__Data lines__.
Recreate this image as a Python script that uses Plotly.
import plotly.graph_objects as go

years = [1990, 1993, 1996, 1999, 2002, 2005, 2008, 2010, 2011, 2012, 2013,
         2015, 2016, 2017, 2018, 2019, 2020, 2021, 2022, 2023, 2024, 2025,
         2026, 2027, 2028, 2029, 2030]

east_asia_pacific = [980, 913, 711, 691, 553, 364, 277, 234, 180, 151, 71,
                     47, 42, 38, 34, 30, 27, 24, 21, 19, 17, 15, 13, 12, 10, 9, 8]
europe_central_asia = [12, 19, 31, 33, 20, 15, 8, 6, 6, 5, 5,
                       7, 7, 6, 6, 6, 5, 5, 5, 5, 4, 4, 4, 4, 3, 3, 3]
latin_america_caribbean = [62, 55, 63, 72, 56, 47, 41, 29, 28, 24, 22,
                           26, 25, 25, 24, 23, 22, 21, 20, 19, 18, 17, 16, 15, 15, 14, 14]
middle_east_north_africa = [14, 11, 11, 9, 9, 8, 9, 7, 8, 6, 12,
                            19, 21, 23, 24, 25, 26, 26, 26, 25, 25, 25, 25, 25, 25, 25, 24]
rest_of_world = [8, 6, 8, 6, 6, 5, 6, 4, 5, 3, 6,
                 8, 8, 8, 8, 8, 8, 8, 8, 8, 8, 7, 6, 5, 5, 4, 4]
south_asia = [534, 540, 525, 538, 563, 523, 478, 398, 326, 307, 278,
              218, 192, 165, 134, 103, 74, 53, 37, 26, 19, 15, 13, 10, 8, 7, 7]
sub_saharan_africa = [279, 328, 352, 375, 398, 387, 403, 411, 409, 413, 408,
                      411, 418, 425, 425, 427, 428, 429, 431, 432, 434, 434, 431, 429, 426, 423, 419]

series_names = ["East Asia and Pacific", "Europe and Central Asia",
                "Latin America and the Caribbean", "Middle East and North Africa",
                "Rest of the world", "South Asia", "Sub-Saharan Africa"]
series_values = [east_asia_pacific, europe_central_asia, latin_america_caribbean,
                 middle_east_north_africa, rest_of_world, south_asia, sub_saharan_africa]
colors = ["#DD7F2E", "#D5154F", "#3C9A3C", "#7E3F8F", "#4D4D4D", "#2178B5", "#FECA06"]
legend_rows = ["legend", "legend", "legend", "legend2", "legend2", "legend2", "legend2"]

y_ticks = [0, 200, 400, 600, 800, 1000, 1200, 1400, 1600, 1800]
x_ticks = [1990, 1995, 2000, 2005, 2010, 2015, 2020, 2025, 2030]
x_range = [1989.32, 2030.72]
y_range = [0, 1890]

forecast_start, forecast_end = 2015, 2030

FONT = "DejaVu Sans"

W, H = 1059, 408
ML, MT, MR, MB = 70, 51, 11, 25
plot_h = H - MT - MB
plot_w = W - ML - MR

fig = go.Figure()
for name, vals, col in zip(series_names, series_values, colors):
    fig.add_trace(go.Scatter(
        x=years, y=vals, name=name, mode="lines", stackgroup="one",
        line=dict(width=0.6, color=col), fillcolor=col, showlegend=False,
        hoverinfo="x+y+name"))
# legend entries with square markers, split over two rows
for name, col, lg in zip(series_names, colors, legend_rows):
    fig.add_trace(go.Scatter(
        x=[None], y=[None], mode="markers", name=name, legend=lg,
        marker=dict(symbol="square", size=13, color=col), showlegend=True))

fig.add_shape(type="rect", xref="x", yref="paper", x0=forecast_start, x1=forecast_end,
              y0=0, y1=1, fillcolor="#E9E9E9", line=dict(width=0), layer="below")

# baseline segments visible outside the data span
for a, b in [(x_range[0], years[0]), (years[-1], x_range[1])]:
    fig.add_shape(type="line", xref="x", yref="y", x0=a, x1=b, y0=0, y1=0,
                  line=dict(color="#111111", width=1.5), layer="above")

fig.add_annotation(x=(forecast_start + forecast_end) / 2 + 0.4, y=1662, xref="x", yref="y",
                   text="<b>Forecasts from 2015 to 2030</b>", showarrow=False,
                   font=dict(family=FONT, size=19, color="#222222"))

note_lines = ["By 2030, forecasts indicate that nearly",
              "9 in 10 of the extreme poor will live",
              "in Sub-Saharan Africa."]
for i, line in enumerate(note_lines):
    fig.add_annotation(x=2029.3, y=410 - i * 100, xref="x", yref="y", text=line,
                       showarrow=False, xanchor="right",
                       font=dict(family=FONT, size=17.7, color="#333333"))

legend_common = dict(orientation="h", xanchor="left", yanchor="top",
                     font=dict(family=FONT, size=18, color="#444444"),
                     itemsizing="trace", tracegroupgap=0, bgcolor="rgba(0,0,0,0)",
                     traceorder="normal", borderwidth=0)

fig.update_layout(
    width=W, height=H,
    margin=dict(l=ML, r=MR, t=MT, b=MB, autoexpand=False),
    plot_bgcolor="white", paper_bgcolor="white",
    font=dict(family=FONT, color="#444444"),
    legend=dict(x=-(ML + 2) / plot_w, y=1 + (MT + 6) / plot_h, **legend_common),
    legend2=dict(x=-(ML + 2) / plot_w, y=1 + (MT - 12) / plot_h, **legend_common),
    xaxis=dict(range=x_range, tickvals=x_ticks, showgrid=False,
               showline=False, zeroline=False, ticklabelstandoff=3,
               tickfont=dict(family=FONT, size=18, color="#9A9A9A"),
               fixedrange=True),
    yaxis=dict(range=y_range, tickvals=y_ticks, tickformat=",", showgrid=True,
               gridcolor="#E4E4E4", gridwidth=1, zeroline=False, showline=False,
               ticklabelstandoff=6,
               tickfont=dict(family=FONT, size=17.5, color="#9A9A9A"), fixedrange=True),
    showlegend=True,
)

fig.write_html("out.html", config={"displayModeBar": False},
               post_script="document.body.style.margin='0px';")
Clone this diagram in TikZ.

__Given problem__. Look for lines containing the string "that" and copy them all.

__Worked solution__.
Recreate this image as a Python script that uses Plotly.
note_lines = ["By 2030, forecasts indicate that nearly",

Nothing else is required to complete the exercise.